Two wildly different milestones from the U.S. independent LGBTQ+ cinema sphere are getting area showings. This Sun/19 the Roxie Theater will host a 25th anniversary showing of newly restored By Hook Or By Crook, then-SF-based writer-director-stars Harry Dodge and Silas Howard’s road-trip buddy flick. Its shaggy, seriocomic take on both genre tropes and gender norms made it an immediate, unprecedented “trans-butch queer classic.” The afternoon screening (info here) will be followed by an in-person Q&A with Dodge and producer Steak House, moderated by Jenni Olson.

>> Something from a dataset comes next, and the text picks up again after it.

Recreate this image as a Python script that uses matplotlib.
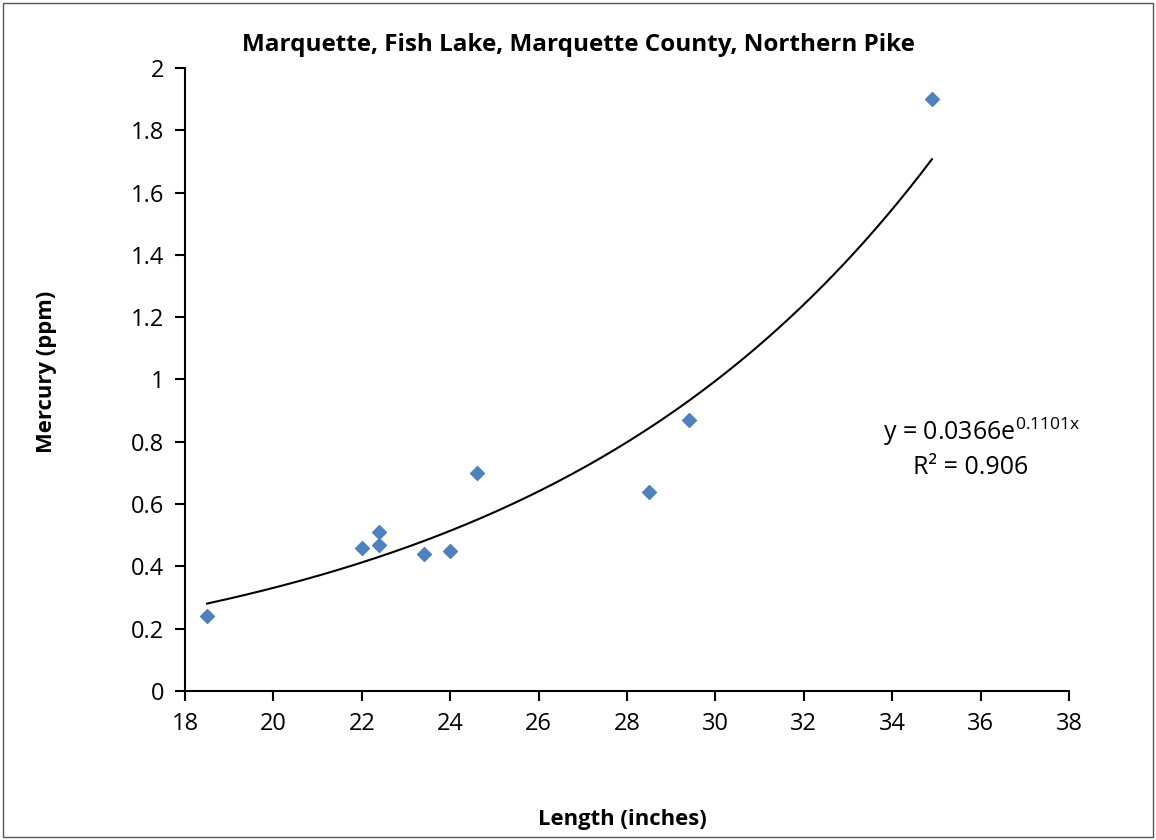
import numpy as np
import matplotlib
matplotlib.use("Agg")
import matplotlib.pyplot as plt
from matplotlib.patches import Rectangle

plt.rcParams['font.family'] = ['Open Sans', 'DejaVu Sans']
plt.rcParams['mathtext.fontset'] = 'custom'
plt.rcParams['mathtext.rm'] = 'Open Sans'

# fish length (inches) and mercury (ppm)
length = [18.5, 22.0, 22.4, 22.4, 23.4, 24.0, 24.6, 28.5, 29.4, 34.9]
mercury = [0.24, 0.46, 0.51, 0.47, 0.44, 0.45, 0.70, 0.64, 0.87, 1.90]

# exponential trend y = a*exp(b*x)
a = 0.0366
b = 0.1101
r2 = 0.906

fig = plt.figure(figsize=(11.56, 8.40), dpi=100)
ax = fig.add_axes([0.160, 0.1774, 0.7647, 0.7417])

xt = np.linspace(min(length), max(length), 200)
ax.plot(xt, a * np.exp(b * xt), color='black', lw=1.5)
ax.scatter(length, mercury, marker='D', s=50, color='#4F81BD', zorder=3)

ax.set_xlim(18, 38)
ax.set_ylim(0, 2)
ax.set_xticks(np.arange(18, 39, 2))
ax.set_yticks(np.arange(0, 2.01, 0.2))
ax.set_yticklabels(['0', '0.2', '0.4', '0.6', '0.8', '1', '1.2', '1.4', '1.6', '1.8', '2'])
ax.spines['top'].set_visible(False)
ax.spines['right'].set_visible(False)
ax.spines['left'].set_linewidth(1.5)
ax.spines['bottom'].set_linewidth(1.5)
ax.tick_params(direction='out', length=7, width=1.5, labelsize=17, pad=8)

fig.text(0.5, 0.946, 'Marquette, Fish Lake, Marquette County, Northern Pike',
         ha='center', va='center', fontsize=17.5, fontweight='bold')
fig.text(0.538, 0.024, 'Length (inches)', ha='center', va='center',
         fontsize=15.8, fontweight='bold')
fig.text(0.040, 0.557, 'Mercury (ppm)', ha='center', va='center',
         rotation=90, fontsize=15.8, fontweight='bold')

fig.text(0.764, 0.486, r'y = 0.0366e$^{\mathrm{0.1101x}}$', ha='left', va='center', fontsize=18)
fig.text(0.84, 0.444, 'R² = %.3f' % r2, ha='center', va='center', fontsize=18)

fig.patches.append(Rectangle((0.003, 0.003), 0.994, 0.994, transform=fig.transFigure,
                             fill=False, edgecolor='#555555', lw=1))

fig.savefig('out.png', dpi=100)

On Thurs/23, Certain Women’s “Women Directors” series at the Orinda Theatre will bring Lizzie Borden’s 1983 Born in Flames. That arresting, overtly polemical debut feature is a dystopian allegory in quasi-documentary form, portraying a future in which radical women’s groups attempt overthrow an oppressive patriarchal order. It premiered a full two years before Margaret Atwood first published The Handmaid’s Tale. Also being shown is Abigail Child’s Mutiny from the same year, an entry in her experimental-shorts series Is This What You Were Looking For?—this one a joyously frenetic montage of footage showing women in almost every conceivable role and activity. Info here.